How Kafka achieves exactly-once:
- Idempotent producer: Each producer is assigned a PID (producer ID). Each message is tagged with a sequence number. The broker deduplicates messages with the same PID and sequence number, preventing duplicate writes even if the producer retries.
- Transactional producer: Allows atomic writes across multiple partitions. Either all messages in a transaction are committed, or none are. Consumers configured with
read_committedisolation only see committed messages. - Consumer offset commits: By atomically committing consumer offsets and output messages in the same transaction, the system guarantees that processing and offset advancement happen together.
Key Takeaways
- Batch processing operates on bounded datasets for throughput; stream processing operates on unbounded datasets for low latency. Modern frameworks like Flink unify both.
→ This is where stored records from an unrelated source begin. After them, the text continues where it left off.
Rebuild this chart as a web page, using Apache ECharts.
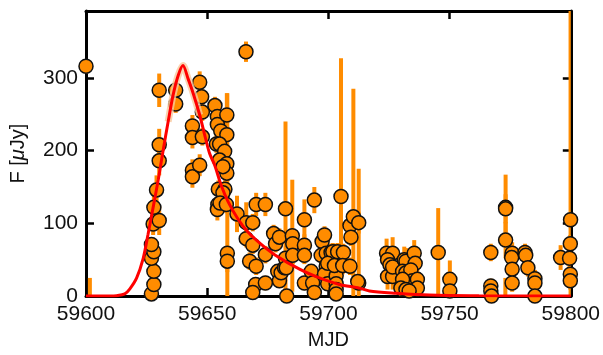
<!DOCTYPE html>
<html>
<head>
<meta charset="utf-8">
<script src="https://cdn.jsdelivr.net/npm/echarts@6/dist/echarts.min.js"></script>
<style>
  html, body { margin: 0; padding: 0; background: #fff; }
  #chart { width: 603px; height: 355px; }
</style>
</head>
<body>
<div id="chart"></div>
<script>
// photometry: MJD (offset from 59600), flux [uJy], 1-sigma error
const mjdOffset = [
  0.0, 1.6,
  27.0, 28.0, 28.0, 27.0, 28.0, 27.0, 27.7, 30.2, 28.0, 29.1, 30.2, 30.2, 30.2,
  37.0, 37.0, 43.9, 43.9, 43.9, 43.9, 46.9, 46.9, 47.7, 48.0, 48.0,
  53.2, 54.2, 54.2, 55.6, 58.1, 58.1, 53.8, 55.1, 57.2, 55.1, 58.1, 58.1, 56.5,
  54.6, 57.3, 56.5, 54.4, 54.2, 55.3, 57.9, 58.3, 58.3, 62.3, 66.0, 66.1, 66.1,
  68.8, 68.8, 70.2, 74.0, 67.5, 70.2, 70.0, 68.8, 74.0, 74.0,
  77.4, 78.2, 79.8, 79.1, 79.8, 80.5, 81.9, 82.3, 82.3, 82.6, 82.8, 85.1, 85.3, 85.3,
  90.1, 90.1, 90.1, 90.1, 94.2, 97.4, 98.4, 97.0, 99.1, 99.1, 101.1, 92.9, 93.5, 94.2,
  105.2, 98.4, 99.7, 103.2, 103.2, 101.1, 102.5, 101.8, 103.8, 106.2, 99.7, 102.5,
  105.9, 108.9, 103.2, 103.2, 108.9, 110.3, 112.5, 112.5, 109.3, 112.1,
  124.0, 126.5, 124.4, 125.4, 124.4, 126.5, 126.5,
  131.3, 132.0, 135.4, 135.8, 130.6, 132.0, 134.0, 134.7, 136.7, 130.6, 129.9, 132.0, 136.7, 133.3,
  145.3, 150.1, 150.1, 167.0, 167.0, 167.0, 167.3, 173.1, 173.1, 173.1, 173.0,
  175.8, 175.6, 175.8, 175.8, 181.1, 181.4, 182.3, 185.2, 185.2, 185.2,
  195.8, 199.9, 199.8, 199.5, 199.8, 199.8
]
const flux = [
  316, -10,
  3, 16, 34, 52, 61, 71, 99, 104, 122, 146, 186, 208, 283,
  283, 264, 234, 218, 173, 164, 180, 294, 274, 253, 219,
  262, 247, 236, 227, 249, 222, 209, 209, 199, 187, 182, 169, 178,
  147, 147, 142, 126, 119, 128, 126, 59, 48, 113, 336, 101, 79,
  70, 101, 126, 126, 48, 41, 16, 5, 18, 57,
  86, 72, 81, 34, 21, 32, 39, 120, 52, 39, 0, 83, 72, 56,
  105, 70, 56, 18, 132, 75, 84, 56, 59, 41, 21, 34, 18, 5,
  137, 30, 17, 28, 17, 60, 60, 61, 61, 60, 45, 42,
  42, 41, 9, 3, 97, 109, 101, 18, 81, 20,
  59, 59, 50, 43, 27, 27, 40,
  50, 48, 59, 45, 34, 32, 36, 21, 23, 23, 11, 9, 11, 7,
  60, 23, 7, 60, 14, 7, 0, 122, 120, 77, -5,
  59, 53, 37, 18, 60, 56, 39, 24, 18, 0,
  53, 105, 72, 52, 30, 21
]
const fluxErr = [
  10, 35,
  6, 6, 6, 8, 8, 8, 15, 20, 18, 20, 20, 22, 23,
  12, 12, 15, 15, 15, 15, 15, 15, 12, 12, 12,
  12, 12, 12, 12, 30, 12, 12, 12, 12, 12, 12, 12, 12,
  12, 12, 12, 15, 15, 12, 12, 220, 15, 25, 14, 28, 12,
  12, 12, 16, 16, 12, 12, 10, 10, 10, 12,
  12, 12, 12, 10, 10, 10, 10, 120, 10, 10, 10, 77, 12, 12,
  28, 15, 12, 10, 18, 12, 12, 12, 12, 12, 10, 10, 10, 10,
  190, 10, 10, 10, 10, 12, 12, 12, 12, 12, 12, 12,
  12, 12, 10, 10, 15, 176, 15, 157, 12, 10,
  20, 22, 18, 18, 18, 18, 18,
  18, 18, 18, 18, 18, 18, 18, 18, 18, 18, 15, 15, 15, 15,
  61, 26, 10, 12, 10, 10, 8, 45, 20, 25, 30,
  15, 15, 12, 12, 12, 12, 12, 12, 12, 10,
  17, 300, 12, 12, 12, 12
]

// model light curve
const modelMjd = [
  59600, 59609.9, 59612.6, 59616, 59618.1, 59620.9, 59623.6, 59625.6, 59627.7,
  59629.8, 59631.8, 59633.9, 59635.9, 59638.0, 59640.0, 59642.1, 59644.2, 59646.9,
  59649.0, 59651.0, 59653.1, 59655.8, 59658.6, 59662.7, 59666.8, 59672.3, 59677.8,
  59688.1, 59696.3, 59704.5, 59712.8, 59716.9, 59727.9, 59741.6, 59762.1, 59800
]
const modelFlux = [
  0, 0, 0.5, 3, 10, 25, 52, 85, 122,
  160, 200, 240, 276, 303, 317, 299, 279, 249,
  221, 196, 180, 152, 130, 106, 88, 71, 57,
  37, 25, 16, 11, 7, 4, 1.5, 0.5, 0
]

const xTicks = [59600, 59650, 59700, 59750, 59800]
const yTicks = [0, 100, 200, 300]

const points = mjdOffset.map((d, i) => [59600 + d, flux[i], fluxErr[i]])
const model = modelMjd.map((m, i) => [m, modelFlux[i]])
const modelPeak = model.filter(p => p[0] > 59633 && p[0] < 59648)

const ORANGE = '#ff8c00'
const FONT = 'Liberation Sans'
const INK = '#111'

const chart = echarts.init(document.getElementById('chart'), null, { renderer: 'canvas' })

// draw the vertical error bar as a clipped rectangle
function renderErr(params, api) {
  const x = api.value(0)
  const f = api.value(1)
  const e = api.value(2)
  const top = api.coord([x, f + e])
  const bot = api.coord([x, f - e])
  const cs = params.coordSys
  const shape = echarts.graphic.clipRectByRect(
    { x: top[0] - 2, y: top[1], width: 4, height: bot[1] - top[1] },
    { x: cs.x, y: cs.y, width: cs.width, height: cs.height }
  )
  if (!shape) return
  return { type: 'rect', shape: shape, style: { fill: ORANGE } }
}

const axisCommon = {
  type: 'value',
  axisLine: { show: true, onZero: false, lineStyle: { color: '#000', width: 3 } },
  axisTick: { show: true, inside: true, length: 8, lineStyle: { color: '#000', width: 2.5 } },
  splitLine: { show: false }
}

const option = {
  animation: false,
  backgroundColor: '#fff',
  grid: { left: 86, right: 31, top: 11, bottom: 53 },
  xAxis: [
    {
      ...axisCommon,
      position: 'bottom',
      min: 59600, max: 59800, interval: 50,
      name: 'MJD',
      nameLocation: 'middle',
      nameGap: 30,
      nameTextStyle: { color: INK, fontSize: 20, fontFamily: FONT },
      axisLabel: { color: INK, fontSize: 21, fontFamily: FONT, margin: 8,
        formatter: v => xTicks.includes(v) ? String(v) : '' }
    },
    {
      ...axisCommon,
      position: 'top',
      min: 59600, max: 59800, interval: 50,
      axisLabel: { show: false }
    }
  ],
  yAxis: [
    {
      ...axisCommon,
      position: 'left',
      min: 0, max: 392, interval: 100,
      name: 'F [{i|μ}Jy]',
      nameLocation: 'middle',
      nameGap: 58,
      nameTextStyle: {
        color: INK, fontSize: 20, fontFamily: FONT,
        rich: { i: { fontStyle: 'italic', fontSize: 20, fontFamily: FONT, color: INK } }
      },
      axisLabel: { color: INK, fontSize: 21, fontFamily: FONT, margin: 8, showMaxLabel: false,
        formatter: v => yTicks.includes(v) ? String(v) : '' }
    },
    {
      ...axisCommon,
      position: 'right',
      min: 0, max: 392, interval: 100,
      axisLabel: { show: false }
    }
  ],
  series: [
    {
      type: 'custom',
      name: 'err',
      renderItem: renderErr,
      encode: { x: 0, y: 1 },
      data: points,
      z: 2,
      silent: true
    },
    {
      type: 'scatter',
      name: 'flux',
      data: points.map(p => [p[0], p[1]]),
      symbol: 'circle',
      symbolSize: 14,
      itemStyle: { color: ORANGE, borderColor: '#111', borderWidth: 1.5, opacity: 1 },
      z: 3
    },
    {
      type: 'line',
      name: 'band',
      data: modelPeak,
      showSymbol: false,
      smooth: 0.3,
      lineStyle: { color: '#f9c89c', width: 7, opacity: 0.8 },
      z: 4
    },
    {
      type: 'line',
      name: 'model',
      data: model,
      showSymbol: false,
      smooth: 0.3,
      clip: true,
      lineStyle: { color: '#ff0000', width: 3 },
      z: 5
    }
  ]
}

chart.setOption(option)
</script>
</body>
</html>
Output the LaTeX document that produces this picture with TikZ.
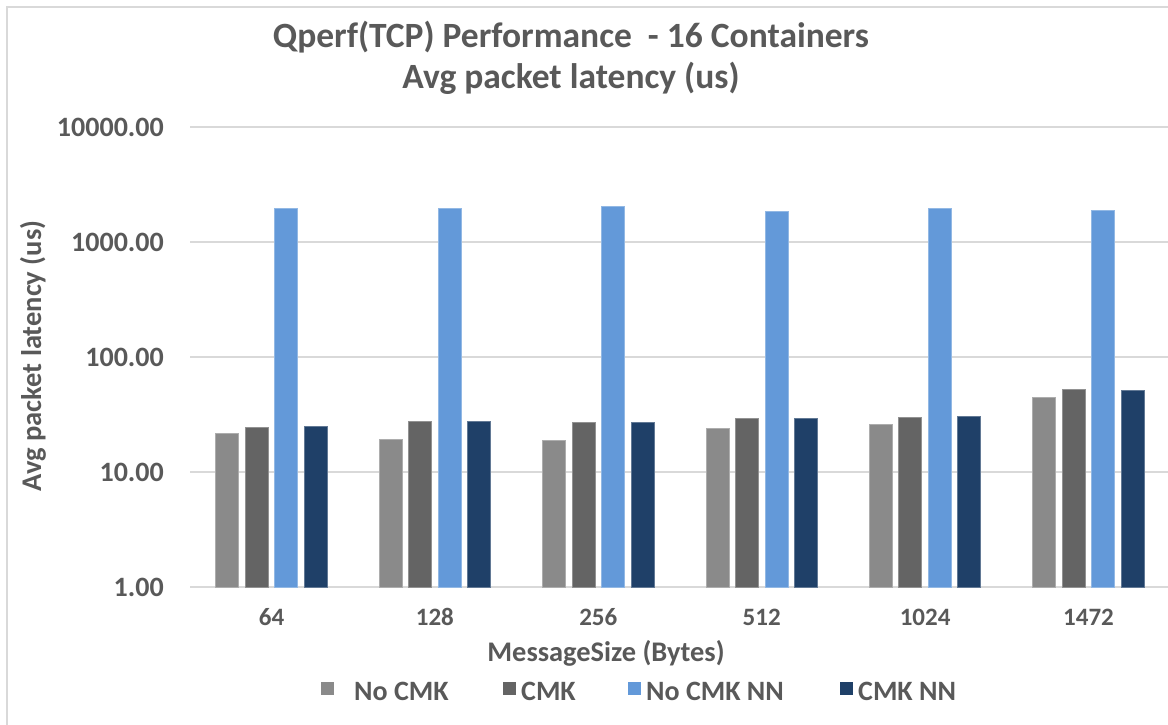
\documentclass[tikz,border=0pt]{standalone}
\usepackage{fontspec}
\setmainfont{Carlito}
\definecolor{txtgray}{HTML}{595959}
\definecolor{gridgray}{HTML}{D9D9D9}
\definecolor{nocmk}{HTML}{8A8A8A}
\definecolor{cmk}{HTML}{646464}
\definecolor{nocmknn}{HTML}{6399D9}
\definecolor{cmknn}{HTML}{1F4068}
\begin{document}
\begin{tikzpicture}[x=1pt,y=-1pt,
  lbl/.style={text=txtgray,font=\bfseries\fontsize{#1}{#1}\selectfont,inner sep=0pt},
  gridline/.style={draw=gridgray,line width=1.6pt},
  bar/.style={fill=#1,draw=#1!70!white,line width=0.8pt},
  keybox/.style={fill=#1,minimum size=13pt,inner sep=0pt}]
\useasboundingbox (0,0) rectangle (1168,725);
\fill[white] (0,0) rectangle (1168,725);
% chart frame
\draw[draw=gridgray,line width=2pt] (1180,7) -- (7,7) -- (7,740);
% title
\node[lbl=35.5] (title1) at (571,37) {Qperf(TCP) Performance\ \ - 16 Containers};
\node[lbl=35.5] (title2) at (571,78) {Avg packet latency (us)};
% value axis: log scale, one decade = 115px, 1.00 at y=587
\foreach \e/\t in {0/1.00,1/10.00,2/100.00,3/1000.00,4/10000.00}{
  \coordinate (g\e) at (190,587-115*\e);
  \draw[gridline] (g\e) -- ++(980,0);
  \node[lbl=28,anchor=east] (tick\e) at (164,587-115*\e) {\t};
}
\node[lbl=28.5,rotate=90] (ytitle) at (33,356) {Avg packet latency (us)};
% bars
\foreach \g/\cat/\a/\b/\c/\d in {
  0/64/21.7/24.5/1976/25.1,
  1/128/19.2/27.8/1976/27.8,
  2/256/18.7/27.0/2028/27.0,
  3/512/24.0/29.3/1834/29.3,
  4/1024/26.0/29.9/1976/30.7,
  5/1472/44.3/52.4/1888/51.3}{
  \foreach \k/\v/\col in {0/\a/nocmk,1/\b/cmk,2/\c/nocmknn,3/\d/cmknn}{
    \pgfmathsetmacro{\xl}{215.7+163.4*\g+29.5*\k}
    \pgfmathsetmacro{\yt}{587-115*ln(\v)/ln(10)}
    \draw[bar=\col] (\xl,587) rectangle (\xl+23,\yt);
  }
  \node[lbl=25] (cat\g) at (271.5+163.4*\g,617) {\cat};
}
\node[lbl=28.4] (xtitle) at (606,653) {MessageSize (Bytes)};
% legend
\node[keybox=nocmk] (k1) at (327,688) {};
\node[lbl=28,anchor=west] (l1) at (354,691) {No CMK};
\node[keybox=cmk] (k2) at (509,688) {};
\node[lbl=28,anchor=west] (l2) at (521,691) {CMK};
\node[keybox=nocmknn] (k3) at (634.5,688) {};
\node[lbl=28,anchor=west] (l3) at (646,691) {No CMK NN};
\node[keybox=cmknn] (k4) at (846,688) {};
\node[lbl=28,anchor=west] (l4) at (858,691) {CMK NN};
\end{tikzpicture}
\end{document}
- MapReduce is the foundational batch model but suffers from disk I/O overhead. Spark and Flink improve on it with in-memory DAG execution.
- Kafka is a distributed commit log with topics, partitions, and consumer groups. It decouples producers from consumers and enables replay.
- Event sourcing stores all changes as an immutable event log. CQRS separates read and write models. Both add power but also complexity.
- CDC bridges traditional databases and event streaming by capturing row-level changes from the database log.
- Windowing and watermarks are essential for aggregating and ordering events in stream processing. Late events require explicit handling strategies.
- Exactly-once semantics in Kafka rely on idempotent producers, transactions, and atomic offset commits, but end-to-end exactly-once requires application-level design.